Yesterday, I took Luna, our Border Collie, outside to take a look at the garden. The snow and ice are finally starting to melt. Luna and I both spent our time just poking around and looking. It was too muddy for her to play and too muddy for me to do anything in the garden. We just sat and soaked up the sun. No complaints here! Luna and I both are ready to dig in the dirt but it seems we'll have to wait for a few more days!
Mar 6, 2015
Horace Pippin was an African-American artist who was well known for his paintings of the African-American experience. He was from the Westchester, PA area, but was part of a larger community, or network, that included people from the Baltimore area. African-American slaves and freedmen in Antebellum Maryland used the pepper as a 'secret ingredient'. At one point, it was believed the Fish pepper was almost extinct due to the decline of the fishing industry in the Chesapeake Bay. Since that time, the seeds have been distributed and shared over the years and they have spread to gardens all over the world.
The Fish pepper is very different than most peppers. It has a variegated-leaf and is quite stunning in the garden. The plants usually are about 2 feet high, but I have had them reach about 3 feet. They are striking! Their leaves are almost like someone splattered a cream-colored paint on them and the peppers themselves actually start out a light, cream color. This color is why they were so well suited to the cream-based sauces for seafood. As the peppers mature, they get a nice variegation of green and cream and then ultimately, they will turn bright red. I have found that you can use them at any of the three stages and you will have variations in terms of heat!
The Fish pepper actually originated in Baltimore where they were used to make white paprika for the cream sauces used with fish and seafood. Raw, the peppers are quite hot, but they do seem to mellow with cooking. I let the red peppers dry and then I crush them for the 'red pepper' I use in my recipes.
So, needless to say, when I saw my Fish peppers were starting to sprout, I was absolutely excited! I try to due my part to help keep this wonderful plant remain a part of the garden scene. If you are interested in trying to grow them as well, I think they would actually do quite well in a container if you do not have the garden space. I will share seeds that I have, and if I don't have enough now, I will by the end of the growing season and you can have them for next year. If you want to try them right away, I would go online to John Scheepers Kitchen Garden Seeds. You will not be disappointed!
Mar 3, 2015
I have a confession. All of my seeds are an heirloom variety of one sort or another except for my Sweet Bell Mix. This sweet bell pepper has a nice number of peppers on each plant and they tend to range from yellow, to orange, to a red-orange. It's a hybrid, but I just love it!
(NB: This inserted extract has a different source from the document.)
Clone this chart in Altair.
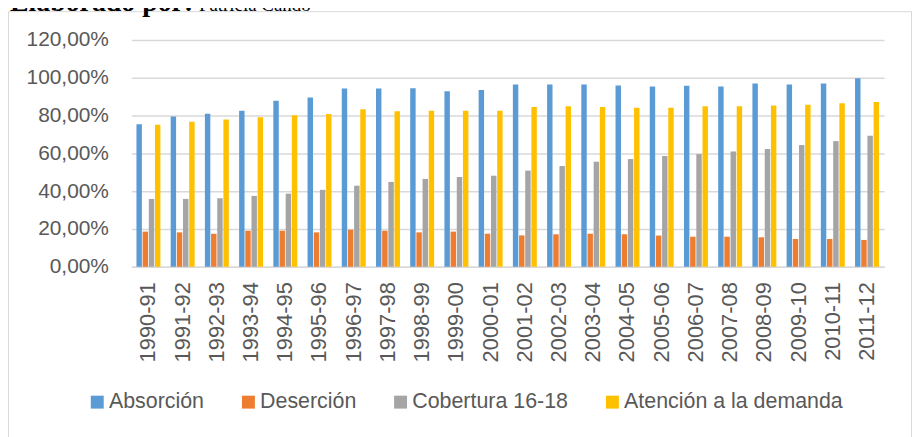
import altair as alt
import pandas as pd

years = ["1990-91", "1991-92", "1992-93", "1993-94", "1994-95", "1995-96", "1996-97",
         "1997-98", "1998-99", "1999-00", "2000-01", "2001-02", "2002-03", "2003-04",
         "2004-05", "2005-06", "2006-07", "2007-08", "2008-09", "2009-10", "2010-11", "2011-12"]
absorcion = [75.4, 79.5, 81.0, 82.6, 87.9, 89.6, 94.4, 94.4, 94.5, 92.9, 93.5,
             96.5, 96.5, 96.5, 95.9, 95.4, 95.8, 95.4, 97.0, 96.5, 97.0, 99.8]
desercion = [18.6, 18.2, 17.5, 19.1, 19.1, 18.2, 19.6, 19.1, 18.2, 18.6, 17.5,
             16.6, 17.2, 17.5, 17.2, 16.5, 15.9, 15.9, 15.6, 14.7, 14.7, 14.2]
cobertura = [35.9, 35.9, 36.3, 37.5, 38.7, 40.7, 42.9, 44.9, 46.5, 47.5, 48.2,
             50.9, 53.3, 55.6, 57.0, 58.6, 59.6, 61.0, 62.3, 64.4, 66.5, 69.3]
atencion = [75.2, 76.8, 77.9, 79.1, 80.2, 80.9, 83.3, 82.3, 82.6, 82.6, 82.6,
            84.5, 84.9, 84.5, 84.2, 84.2, 84.9, 84.9, 85.4, 85.8, 86.5, 87.2]
series = ["Absorción", "Deserción", "Cobertura 16-18", "Atención a la demanda"]
colors = ["#5B9BD5", "#ED7D31", "#A5A5A5", "#FFC000"]
y_ticks = [0, 20, 40, 60, 80, 100, 120]
title_bold = "Elaborado por:"
title_normal = "Patricia Cando"

rows = []
for s, vals in zip(series, [absorcion, desercion, cobertura, atencion]):
    for y, v in zip(years, vals):
        rows.append({"year": y, "serie": s, "valor": v})
df = pd.DataFrame(rows)

W, H = 757, 228
FONT = "Liberation Sans"
TXT = "#595959"

frame = alt.Chart(pd.DataFrame({"k": [0]})).mark_rect(
    filled=False, stroke="#d9d9d9", strokeWidth=1
).encode(
    x=alt.value(-123.5), x2=alt.value(W + 27.5),
    y=alt.value(-28.5), y2=alt.value(H + 190)
)

bars = alt.Chart(df).mark_bar().encode(
    x=alt.X("year:N", sort=years, title=None,
            scale=alt.Scale(paddingInner=0.3, paddingOuter=0.15),
            axis=alt.Axis(labelAngle=-90, labelFontSize=22, labelColor=TXT, labelFont=FONT,
                          labelPadding=15, ticks=False, domainColor="#d9d9d9",
                          domainWidth=1.5, grid=False)),
    xOffset=alt.XOffset("serie:N", sort=series,
                        scale=alt.Scale(paddingInner=0.12, paddingOuter=0)),
    y=alt.Y("valor:Q", title=None, scale=alt.Scale(domain=[0, 120], nice=False),
            axis=alt.Axis(values=y_ticks,
                          labelExpr="replace(format(datum.value, '.2f'), '.', ',') + '%'",
                          labelFontSize=21, labelColor=TXT, labelFont=FONT,
                          labelPadding=23, ticks=False, tickSize=0, domain=False,
                          gridColor="#d9d9d9", gridWidth=1.5)),
    color=alt.Color("serie:N", sort=series,
                    scale=alt.Scale(domain=series, range=colors),
                    legend=alt.Legend(title=None, orient="none", legendX=-45, legendY=353,
                                      direction="horizontal", symbolType="square",
                                      symbolSize=169, symbolStrokeWidth=0,
                                      labelFontSize=21.5, labelColor=TXT, labelFont=FONT,
                                      labelOffset=1, columnPadding=33, padding=0,
                                      labelLimit=400)),
)

t1 = alt.Chart(pd.DataFrame({"t": [title_bold]})).mark_text(
    font="Liberation Serif", fontSize=28, fontWeight="bold", align="left",
    baseline="alphabetic", color="#000000"
).encode(text="t:N", x=alt.value(-122), y=alt.value(-29))

t2 = alt.Chart(pd.DataFrame({"t": [title_normal]})).mark_text(
    font="Liberation Serif", fontSize=19, align="left",
    baseline="alphabetic", color="#000000"
).encode(text="t:N", x=alt.value(68), y=alt.value(-29))

chart = alt.layer(frame, bars, t1, t2).properties(
    width=W, height=H,
    autosize=alt.AutoSizeParams(type="none"),
    padding={"left": 124, "top": 31, "right": 28, "bottom": 172},
    background="white",
).configure_view(stroke=None)

chart.save("out.html", embed_options={"renderer": "svg", "actions": False})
My eggplant is something that I have been experimenting with. It seems to produce quite a bit and I just love how much you can use eggplant in different recipes. This year, I have 5 different varieties! I am excited to see how they all compare to one another.
Most of the seeds that I have started were started on February 17th. Some of the seeds were started on February 20th.
At this point I have seedlings for my cabbage, eggplant, chile peppers, cauliflower, broccoli, sweet peppers, and a couple of varieties of tomatoes.
I have found that I really like the seed starting mix from Henry Fields. My seedlings are kept in that until they reach pretty good size with good root development.
Once the seedlings have a pair of true leaves set, then I will transplant them so that there is just one plant per cell or peat pot.
I will be looking at my seedlings this weekend, unless we get another snow day, and then it will be sooner! When I look at how the seedlings have developed, I will decide which ones I should replant. Some of my seeds were packed for 2014, so I want to be sure they are still viable. Unfortunately, it seems that as soon as you carry over seeds to the next year, they only germinate 50% of the time. So far, it looks like I have a pretty good success rate. Time will tell.
I'm looking forward to seeing how these seedlings develop and I'm looking forward to transplanting them soon!